╭──
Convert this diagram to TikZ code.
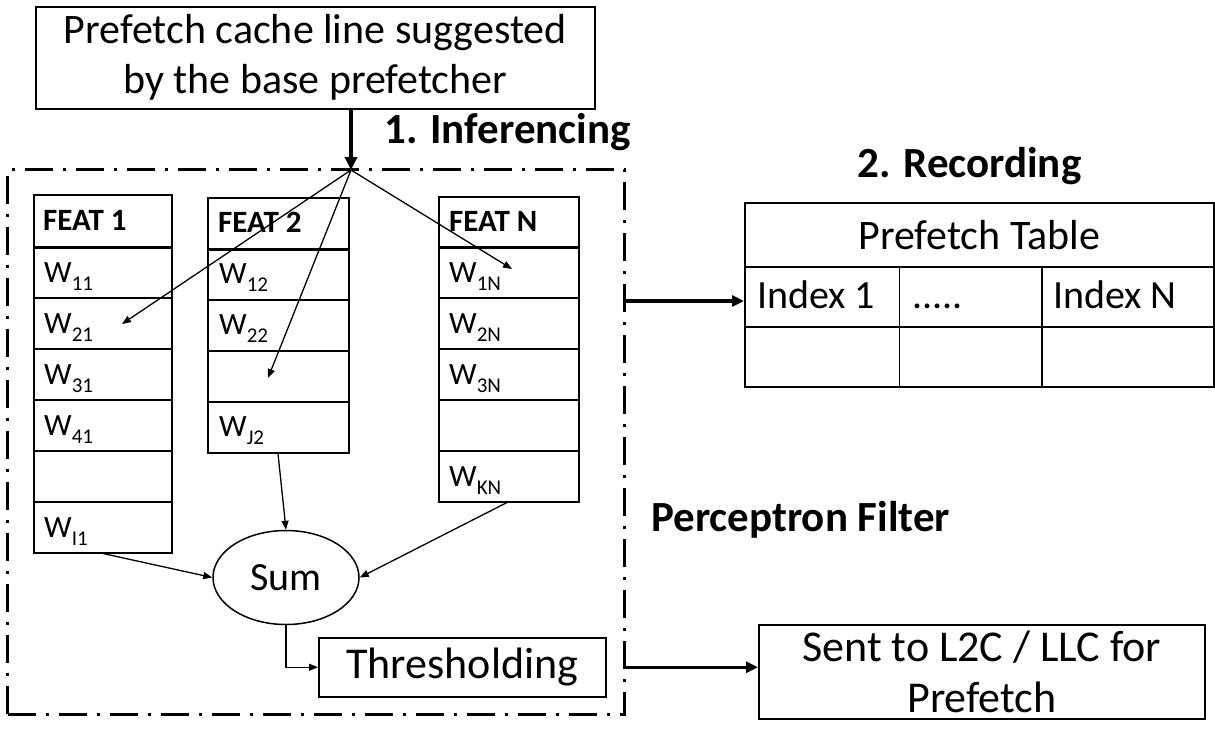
\documentclass[tikz,border=0pt]{standalone}
\usepackage{fontspec}
\setmainfont{Carlito}
\usetikzlibrary{arrows.meta,shapes.geometric}
\newcommand\wsub[1]{W\raisebox{-8pt}{\fontsize{21}{21}\selectfont #1}}
\begin{document}
\begin{tikzpicture}[x=1pt,y=-1pt,
  box/.style={draw, line width=1.5pt, inner sep=0pt, anchor=north west},
  cell/.style={draw, line width=1.5pt, inner sep=0pt, anchor=north west, minimum height=51pt},
  big/.style={font=\fontsize{42}{50}\selectfont},
  bigger/.style={font=\fontsize{44}{51}\selectfont},
  bigb/.style={anchor=base west, inner sep=0pt, font=\bfseries\fontsize{43}{50}\selectfont},
  tlab/.style={anchor=base west, inner sep=0pt, font=\fontsize{40}{48}\selectfont},
  wlab/.style={anchor=base west, inner sep=0pt, font=\fontsize{31}{31}\selectfont},
  hlab/.style={anchor=base west, inner sep=0pt, font=\bfseries\fontsize{31}{31}\selectfont},
  thinarrow/.style={line width=1.3pt, -{Triangle[length=9pt,width=7pt]}},
  thickarrow/.style={line width=3.5pt, -{Triangle[length=12pt,width=11pt]}},
]
\useasboundingbox (0,0) rectangle (1215,729);

% top box
\node[box, big, align=center, minimum width=559pt, minimum height=102pt] (top) at (35,6)
  {Prefetch cache line suggested\\by the base prefetcher};

% perceptron filter frame
\node[draw, line width=3pt, dash pattern=on 28pt off 10pt on 3pt off 10pt,
      minimum width=617pt, minimum height=545pt, anchor=north west, inner sep=0pt] (filter) at (6,168) {};

\coordinate (split) at (351,170);
\draw[line width=4pt, -{Triangle[length=13pt,width=12pt]}] (top.south -| split) -- (split);

\node[bigb] (inf) at (384,143) {1. Inferencing};
\node[bigb] (rec) at (857,177) {2. Recording};
\node[bigb] (pf) at (651,531) {Perceptron Filter};

% FEAT 1
\node[cell, minimum width=138pt, minimum height=52pt] (f1h) at (33,194) {};
\foreach \i in {1,...,6} \node[cell, minimum width=138pt] (f1r\i) at (33,{246+51*(\i-1)}) {};
\draw[line width=3pt] (f1h.south west) -- (f1h.south east);
\node[hlab] (f1t) at (43,230) {FEAT 1};
\node[wlab] (w11) at (44,282) {\wsub{11}};
\node[wlab] (w21) at (44,333) {\wsub{21}};
\node[wlab] (w31) at (44,384) {\wsub{31}};
\node[wlab] (w41) at (44,435) {\wsub{41}};
\node[wlab] (wi1) at (44,537) {\wsub{I1}};

% FEAT 2
\node[cell, minimum width=141pt, minimum height=51pt] (f2h) at (207,197) {};
\foreach \i in {1,...,4} \node[cell, minimum width=141pt] (f2r\i) at (207,{248+51*(\i-1)}) {};
\draw[line width=3pt] (f2h.south west) -- (f2h.south east);
\node[hlab] (f2t) at (218,232) {FEAT 2};
\node[wlab] (w12) at (219,283) {\wsub{12}};
\node[wlab] (w22) at (219,334) {\wsub{22}};
\node[wlab] (wj2) at (219,436) {\wsub{J2}};

% FEAT N
\node[cell, minimum width=140pt, minimum height=50pt] (fnh) at (438,196) {};
\foreach \i in {1,...,5} \node[cell, minimum width=140pt] (fnr\i) at (438,{246+51*(\i-1)}) {};
\draw[line width=3pt] (fnh.south west) -- (fnh.south east);
\node[hlab] (fnt) at (449,231) {FEAT N};
\node[wlab] (w1n) at (449,282) {\wsub{1N}};
\node[wlab] (w2n) at (449,333) {\wsub{2N}};
\node[wlab] (w3n) at (449,384) {\wsub{3N}};
\node[wlab] (wkn) at (449,486) {\wsub{KN}};

% split arrows
\coordinate (a1) at (122,324);
\coordinate (a2) at (268,378);
\coordinate (a3) at (512,269);
\draw[thinarrow] (split) -- (a1);
\draw[thinarrow] (split) -- (a2);
\draw[thinarrow] (split) -- (a3);

% sum and thresholding
\node[draw, ellipse, line width=1.5pt, inner sep=0pt, minimum width=146pt, minimum height=94pt, font=\fontsize{40}{48}\selectfont] (sum) at (286,577.5) {Sum};
\node[box, bigger, minimum width=287pt, minimum height=59pt] (thr) at (318,637) {Thresholding};

\draw[thinarrow] ([xshift=70pt]f1r6.south west) -- (sum.west);
\draw[thinarrow] ([xshift=71pt]f2r4.south west) -- (sum.north);
\draw[thinarrow] ([xshift=69pt]fnr5.south west) -- (sum.east);
\draw[thinarrow] (sum.south) |- (thr.west);

% prefetch table
\node[box, big, minimum width=469pt, minimum height=64pt] (ptab) at (744,202) {Prefetch Table};
\node[box, minimum width=154.7pt, minimum height=60pt] (idx1) at (744,266) {};
\node[box, minimum width=142.3pt, minimum height=60pt] (idxd) at (898.7,266) {};
\node[box, minimum width=172pt, minimum height=60pt] (idxn) at (1041,266) {};
\node[box, minimum width=154.7pt, minimum height=60pt] (b1) at (744,326) {};
\node[box, minimum width=142.3pt, minimum height=60pt] (b2) at (898.7,326) {};
\node[box, minimum width=172pt, minimum height=60pt] (b3) at (1041,326) {};
\node[tlab] (i1t) at (757,308) {Index 1};
\node[tlab] (idt) at (912,308) {.....};
\node[tlab] (int) at (1053,308) {Index N};

% sent box
\node[box, bigger, align=center, minimum width=446pt, minimum height=94pt] (sent) at (758,624)
  {Sent to L2C / LLC for\\Prefetch};

% output arrows
\draw[thickarrow] (filter.east |- 0,301) -- (idx1.west |- 0,301);
\draw[thickarrow] (filter.east |- thr.east) -- (sent.west |- thr.east);
\end{tikzpicture}
\end{document}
╰──
■ **WHAT TO PRODUCE**
Begin at the top of the material above and output each line exactly, stopping after the line that holds "(pf) at (651,531)". Leave out pictures.

■ **THE ANSWER**
Convert this diagram to TikZ code.
\documentclass[tikz,border=0pt]{standalone}
\usepackage{fontspec}
\setmainfont{Carlito}
\usetikzlibrary{arrows.meta,shapes.geometric}
\newcommand\wsub[1]{W\raisebox{-8pt}{\fontsize{21}{21}\selectfont #1}}
\begin{document}
\begin{tikzpicture}[x=1pt,y=-1pt,
  box/.style={draw, line width=1.5pt, inner sep=0pt, anchor=north west},
  cell/.style={draw, line width=1.5pt, inner sep=0pt, anchor=north west, minimum height=51pt},
  big/.style={font=\fontsize{42}{50}\selectfont},
  bigger/.style={font=\fontsize{44}{51}\selectfont},
  bigb/.style={anchor=base west, inner sep=0pt, font=\bfseries\fontsize{43}{50}\selectfont},
  tlab/.style={anchor=base west, inner sep=0pt, font=\fontsize{40}{48}\selectfont},
  wlab/.style={anchor=base west, inner sep=0pt, font=\fontsize{31}{31}\selectfont},
  hlab/.style={anchor=base west, inner sep=0pt, font=\bfseries\fontsize{31}{31}\selectfont},
  thinarrow/.style={line width=1.3pt, -{Triangle[length=9pt,width=7pt]}},
  thickarrow/.style={line width=3.5pt, -{Triangle[length=12pt,width=11pt]}},
]
\useasboundingbox (0,0) rectangle (1215,729);

% top box
\node[box, big, align=center, minimum width=559pt, minimum height=102pt] (top) at (35,6)
  {Prefetch cache line suggested\\by the base prefetcher};

% perceptron filter frame
\node[draw, line width=3pt, dash pattern=on 28pt off 10pt on 3pt off 10pt,
      minimum width=617pt, minimum height=545pt, anchor=north west, inner sep=0pt] (filter) at (6,168) {};

\coordinate (split) at (351,170);
\draw[line width=4pt, -{Triangle[length=13pt,width=12pt]}] (top.south -| split) -- (split);

\node[bigb] (inf) at (384,143) {1. Inferencing};
\node[bigb] (rec) at (857,177) {2. Recording};
\node[bigb] (pf) at (651,531) {Perceptron Filter};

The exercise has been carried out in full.